The Fathers on Psalm 91

This post is part of an ongoing series offering translations of various early Church father’s commentaries on the Psalms.

Psalm 91

You who dwell in the shelter of the Most High,
who abide in the shade of the Almighty,
Say to the Lord, “My refuge and fortress,
my God in whom I trust.”
He will rescue you from the fowler’s snare,
from the destroying plague,
He will shelter you with his pinions,
and under his wings you may take refuge;
his faithfulness is a protecting shield.
You shall not fear the terror of the night
nor the arrow that flies by day,
Nor the pestilence that roams in darkness,
nor the plague that ravages at noon.
Though a thousand fall at your side,
ten thousand at your right hand,
near you it shall not come.
You need simply watch;
the punishment of the wicked you will see.
Because you have the Lord for your refuge
and have made the Most High your stronghold,
No evil shall befall you,
no affliction come near your tent.
For he commands his angels with regard to you,
to guard you wherever you go.
With their hands they shall support you,
lest you strike your foot against a stone.
You can tread upon the asp and the viper,
trample the lion and the dragon.

Because he clings to me I will deliver him;
because he knows my name I will set him on high.
He will call upon me and I will answer;
I will be with him in distress;
I will deliver him and give him honor.
With length of days I will satisfy him,
and fill him with my saving power.

Athanasius: “When you want to encourage yourself and others in Christian living, since hope in God brings no regret but makes the soul fearless, praise God by saying the words in Psalm 91.”[1]
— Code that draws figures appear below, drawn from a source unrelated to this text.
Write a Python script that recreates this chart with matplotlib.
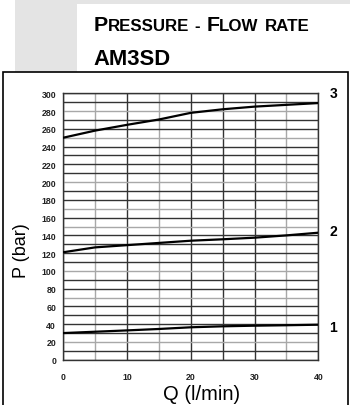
import numpy as np
import matplotlib.pyplot as plt
from matplotlib.patches import Rectangle

plt.rcParams['font.family'] = ['Liberation Sans', 'DejaVu Sans']

# data
flow = [0, 5, 10, 15, 20, 25, 30, 35, 40]
p_curve3 = [250, 258, 264.5, 270.5, 278, 282, 285, 287, 289]
p_curve2 = [121, 126.5, 129, 131.5, 134, 135.6, 137.4, 140, 143]
p_curve1 = [30, 31.5, 33, 34.6, 36.5, 37.6, 38.3, 38.8, 39.4]
curve_names = ["3", "2", "1"]
name_pos = [300.5, 145, 36.5]
x_ticks = [0, 10, 20, 30, 40]
y_ticks = list(range(0, 301, 20))

W, H = 350, 406
fig = plt.figure(figsize=(W / 100, H / 100), dpi=100)


def fx(px):
    return px / W


def fy(py):
    return 1 - py / H


frame_top = 73
# header background
fig.patches.append(Rectangle((fx(15), fy(frame_top)), fx(335), frame_top / H,
                             transform=fig.transFigure, facecolor='#e4e4e4',
                             edgecolor='none', zorder=0))
fig.patches.append(Rectangle((fx(77), fy(frame_top)), fx(273), (frame_top - 5) / H,
                             transform=fig.transFigure, facecolor='white',
                             edgecolor='none', zorder=1))
# frame around the chart
fig.patches.append(Rectangle((fx(2.5), fy(410)), fx(345), (410 - frame_top) / H,
                             transform=fig.transFigure, facecolor='none',
                             edgecolor='black', linewidth=1.2, zorder=2))

# title in small caps, one piece per size change (gap = space before it, px)
big, small = 15.4, 12.2
renderer = fig.canvas.get_renderer()
pieces = [("P", big, 0), ("RESSURE", small, 0), ("-", small, 6),
          ("F", big, 6), ("LOW", small, 0), ("RATE", small, 6)]
base = fy(31)
x = 93.3
for txt, size, gap in pieces:
    x += gap
    t = fig.text(fx(x), base, txt, fontsize=size, fontweight='bold', va='baseline', ha='left')
    x += t.get_window_extent(renderer).width

fig.text(fx(93), fy(65), "AM3SD", fontsize=15.8, fontweight='bold', va='baseline')

ax = fig.add_axes([fx(63.3), fy(360.7), fx(255), 266.4 / H])
ax.set_xlim(0, 40)
ax.set_ylim(0, 300)

# grid: some lines print lighter in the original
grey_v = [5, 15, 35]
grey_h = [20, 70, 100, 150, 170, 200, 250, 280]
for v in range(0, 41, 5):
    ax.axvline(v, color='#a8a8a8' if v in grey_v else '#333333', lw=1.0, zorder=1)
for h in range(0, 301, 10):
    ax.axhline(h, color='#a8a8a8' if h in grey_h else '#333333', lw=1.0, zorder=1)

for p in (p_curve3, p_curve2, p_curve1):
    ax.plot(flow, p, color='black', lw=1.6, zorder=3)

for name, yv in zip(curve_names, name_pos):
    ax.text(42.35, yv, name, fontsize=10, fontweight='bold', ha='center', va='center',
            clip_on=False)

for s in ax.spines.values():
    s.set_color('#333333')
    s.set_linewidth(1.0)

ax.set_xticks(x_ticks)
ax.set_yticks(y_ticks)
ax.tick_params(length=0, labelsize=6.3)
ax.tick_params(axis='y', pad=5.2)
ax.tick_params(axis='x', pad=8.5)
for lab in ax.get_xticklabels() + ax.get_yticklabels():
    lab.set_fontweight('bold')
    lab.set_color('#222222')

fig.text(fx(21.7), fy(250.5), "P (bar)", rotation=90, fontsize=13, ha='center', va='center')
fig.text(fx(202), fy(395), "Q (l/min)", fontsize=14.5, ha='center', va='center')

fig.savefig('out.png', dpi=100)
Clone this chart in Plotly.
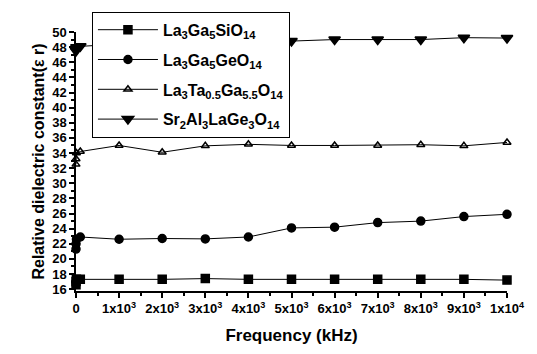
import plotly.graph_objects as go

freq = [0.1, 1, 10, 100, 1000, 2000, 3000, 4000, 5000, 6000, 7000, 8000, 9000, 10000]
la_si = [16.6, 17.0, 17.3, 17.3, 17.3, 17.3, 17.4, 17.3, 17.3, 17.3, 17.3, 17.3, 17.3, 17.2]
la_ge = [21.3, 22.0, 22.6, 22.9, 22.6, 22.7, 22.65, 22.9, 24.1, 24.2, 24.8, 25.0, 25.6, 25.9]
la_ta = [32.5, 33.2, 34.0, 34.2, 35.0, 34.1, 34.95, 35.15, 35.0, 35.0, 35.0, 35.1, 34.95, 35.4]
sr_al = [47.5, 47.8, 48.0, 48.1, 48.4, 48.5, 48.6, 48.7, 48.8, 49.0, 49.0, 49.0, 49.25, 49.2]

names = ["<b>La<sub>3</sub>Ga<sub>5</sub>SiO<sub>14</sub></b>",
         "<b>La<sub>3</sub>Ga<sub>5</sub>GeO<sub>14</sub></b>",
         "<b>La<sub>3</sub>Ta<sub>0.5</sub>Ga<sub>5.5</sub>O<sub>14</sub></b>",
         "<b>Sr<sub>2</sub>Al<sub>3</sub>LaGe<sub>3</sub>O<sub>14</sub></b>"]
symbols = ["square", "circle", "triangle-up-open", "triangle-down"]
sizes = [8, 8, 7, 10]
series = [la_si, la_ge, la_ta, sr_al]

xtick_vals = [0] + [i * 1000 for i in range(1, 11)]
xtick_text = ["<b>0</b>"] + [f"<b>{i}x10<sup>3</sup></b>" for i in range(1, 10)] + ["<b>1x10<sup>4</sup></b>"]
ytick_vals = list(range(16, 51, 2))
ytick_text = [f"<b>{v}</b>" for v in ytick_vals]

fig = go.Figure()
for i, (nm, ys) in enumerate(zip(names, series)):
    fig.add_trace(go.Scatter(
        x=freq, y=ys, name=nm, mode="lines+markers",
        line=dict(color="black", width=1),
        marker=dict(symbol=symbols[i], size=sizes[i], color="black",
                    line=dict(color="black", width=1.5)),
        cliponaxis=False, legendgroup=str(i)))

fig.update_layout(
    width=537, height=354,
    margin=dict(l=76, r=25, t=24, b=61),
    plot_bgcolor="white", paper_bgcolor="white",
    font=dict(family="Liberation Sans, Arial, sans-serif", color="black"),
    showlegend=True,
    legend=dict(x=0.037, y=1.078, xanchor="left", yanchor="top",
                bordercolor="black", borderwidth=1, bgcolor="white",
                font=dict(size=16, family="Liberation Sans, Arial, sans-serif"),
                tracegroupgap=6, itemwidth=60),
    xaxis=dict(range=[0, 10000], tickvals=xtick_vals, ticktext=xtick_text,
               showline=True, linecolor="black", linewidth=1.5,
               ticks="outside", ticklen=5, tickwidth=1.5, tickcolor="black",
               minor=dict(ticks="outside", ticklen=3, dtick=500, tickcolor="black"),
               showgrid=False, zeroline=False,
               tickfont=dict(size=13),
               title=dict(text="<b>Frequency (kHz)</b>", font=dict(size=17), standoff=14)),
    yaxis=dict(range=[15.76, 50], tickvals=ytick_vals, ticktext=ytick_text,
               showline=True, linecolor="black", linewidth=1.5,
               ticks="outside", ticklen=5, tickwidth=1.5, tickcolor="black",
               minor=dict(ticks="outside", ticklen=3, dtick=1, tickcolor="black"),
               showgrid=False, zeroline=False,
               tickfont=dict(size=13),
               title=dict(text="<b>Relative dielectric constant(\u03b5 r)</b>", font=dict(size=16), standoff=4)),
)
fig.write_html("out.html")
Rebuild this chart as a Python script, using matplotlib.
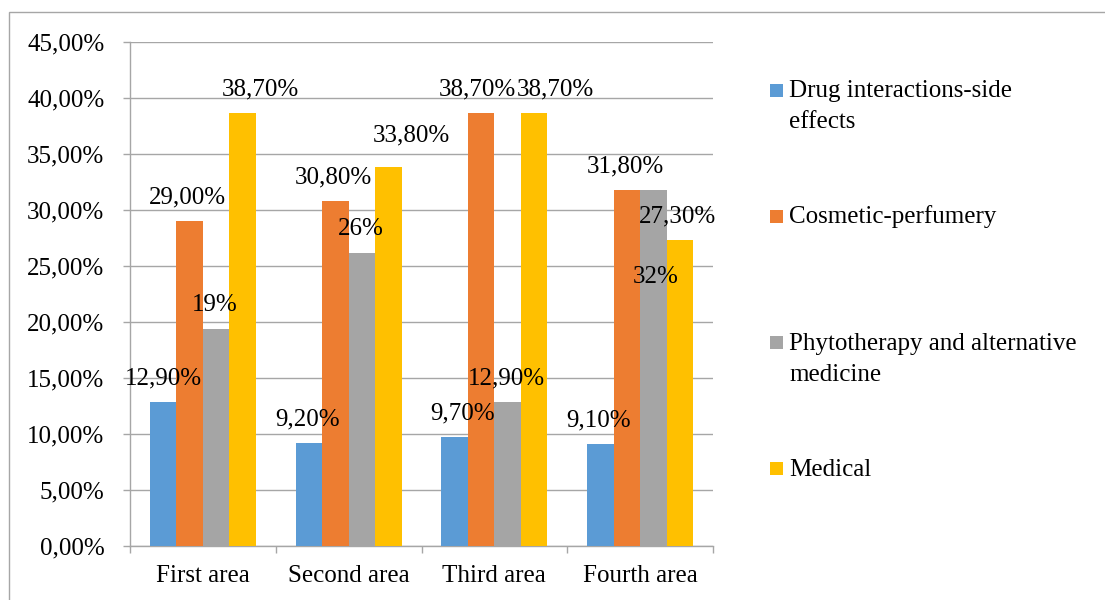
import numpy as np
import matplotlib
matplotlib.use("Agg")
from matplotlib import pyplot as plt
from matplotlib.patches import Rectangle
from matplotlib.ticker import FuncFormatter, FixedLocator

# dati
aree = ["First area", "Second area", "Third area", "Fourth area"]
serie = ["Drug interactions-side\neffects", "Cosmetic-perfumery",
         "Phytotherapy and alternative\nmedicine", "Medical"]
drug = [12.9, 9.2, 9.7, 9.1]
cosmetic = [29.0, 30.8, 38.7, 31.8]
phyto = [19.4, 26.2, 12.9, 31.8]
medical = [38.7, 33.8, 38.7, 27.3]
etichette = [
	["12,90%", "9,20%", "9,70%", "9,10%"],
	["29,00%", "30,80%", "38,70%", "31,80%"],
	["19%", "26%", "12,90%", "32%"],
	["38,70%", "33,80%", "38,70%", "27,30%"],
]

# spostamenti manuali delle etichette (pixel), come nel grafico originale
sposta_x = [
	[0, -1, 8, -2],
	[-2, -2, -4, -2],
	[-1, -1, -1, 2],
	[18, 23, 21, -2],
]
sposta_y = [
	[0, 0, 0, 0],
	[0, 0, 0, 0],
	[0, 0, 0, -111],
	[0, 8, 0, 0],
]

colori = ["#5B9BD5", "#ED7D31", "#A5A5A5", "#FFC000"]
grigio = "#A6A6A6"

plt.rcParams["font.family"] = ["Liberation Serif", "DejaVu Serif"]
fs = 18

fig = plt.figure(figsize=(11.05, 6.0), dpi=100)
W, H = 1105.0, 600.0
ax = fig.add_axes([130/W, 54/H, 583/W, 504/H])

valori = [drug, cosmetic, phyto, medical]
x = np.arange(len(aree))
w = 1.0/5.5
for i, (v, c) in enumerate(zip(valori, colori)):
	pos = x + (i-1.5)*w
	ax.bar(pos, v, w, color=c, linewidth=0, zorder=3)
	for j in range(len(aree)):
		ax.annotate(etichette[i][j], xy=(pos[j], v[j]),
		            xytext=(sposta_x[i][j], 17.5+sposta_y[i][j]),
		            textcoords="offset pixels", ha="center", va="baseline",
		            fontsize=fs, color="black", zorder=5)

ax.set_xlim(-0.5, len(aree)-0.5)
ax.set_ylim(0, 45)
ax.set_yticks(np.arange(0, 46, 5))
ax.yaxis.set_major_formatter(FuncFormatter(lambda v, p: ("%.2f%%" % v).replace(".", ",")))
ax.set_xticks(x)
ax.set_xticklabels(aree)
ax.xaxis.set_minor_locator(FixedLocator(np.arange(-0.5, len(aree), 1.0)))

ax.grid(axis="y", color=grigio, linewidth=1.0, zorder=0)
ax.tick_params(axis="y", length=5, width=1.0, color=grigio, pad=13.5, labelsize=fs)
ax.tick_params(axis="x", which="major", length=0, pad=14, labelsize=fs)
ax.tick_params(axis="x", which="minor", length=5, width=1.0, color=grigio)
for s in ["top", "right"]:
	ax.spines[s].set_visible(False)
for s in ["left", "bottom"]:
	ax.spines[s].set_color(grigio)
	ax.spines[s].set_linewidth(1.0)

# legenda disegnata a mano (quadratino allineato alla prima riga)
y0 = 97
passo = 126.3
riga = 31
for k, (nome, c) in enumerate(zip(serie, colori)):
	yb = y0 + k*passo
	fig.patches.append(Rectangle((770/W, 1-(yb-0.5)/H), 13/W, 13/H,
	                             transform=fig.transFigure, color=c, linewidth=0))
	for l, testo in enumerate(nome.split("\n")):
		fig.text(789/W, 1-(yb+l*riga)/H, testo, ha="left", va="baseline", fontsize=fs)

# bordo esterno del grafico
fig.patches.append(Rectangle((9/W, -0.05), 1.2, (H-12)/H+0.05, transform=fig.transFigure,
                             fill=False, edgecolor=grigio, linewidth=1.0))

fig.savefig("out.png", dpi=100)
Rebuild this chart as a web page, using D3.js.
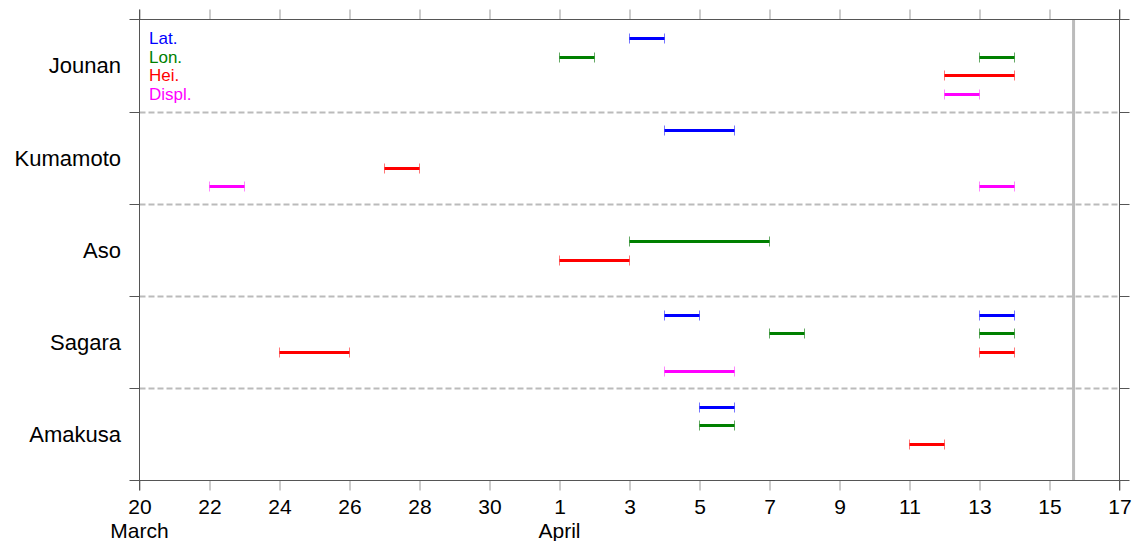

Pseudo-Athanasius: Through this psalm David introduces the person of the man who trusts the Lord. Say to the Lord, “My refuge and fortress, my God in whom I trust.” He is his helper, place of refuge, and Savior. And he encourages him not to be afraid of the spiritual enemies’ evil workings. He will rescue you from the fowler’s snare, from the destroying plague, He will shelter you with his pinions, and under his wings you may take refuge; his faithfulness is a protecting shield. You shall not fear the terror of the night nor the arrow that flies by day, Nor the pestilence that roams in darkness, nor the plague that ravages at noon: not even if as in the darkness of night they bury snares in entrapments of great skill, nor if as at noon (that is, in daytime) they openly dare to work harm. They are especially unable to injure the one who is righteous in virtue—Though a thousand fall at your side, ten thousand at your right hand, near you it shall not come—whereas he sees them compensated by God with a complete fall. For he commands his angels with regard to you, to guard you wherever you go. With their hands they shall support you, lest you strike your foot against a stone. You can tread upon the asp and the viper, trample the lion and the dragon. He also commands the holy angels concerning him, to guard him in every word and action so that he not only be saved from evil stumblings, but also shatter beneath his feet the rebellious dragon and his princes, while receiving nothing of their evil. And he introduces the person of God who promises to give the one who hopes in him the reward of his faith—With length of days I will satisfy him, and fill him with my saving power—salvation and eternal life. It is the salvation of those who fear God, our Lord Jesus Christ, who will indeed bring them into the new world, and has promised them that they will reign with him.[2]


[1] Benjamin Wayman. Make the Words Your Own: An Early Christian Guide to the Psalms (Brewster, M.A.: Paraclete Press: 2014), 17.

[2] Syriac. CSCO 387, SYRI 168V, pg. 61. For Greek and Latin, cx. PG 27 399-404.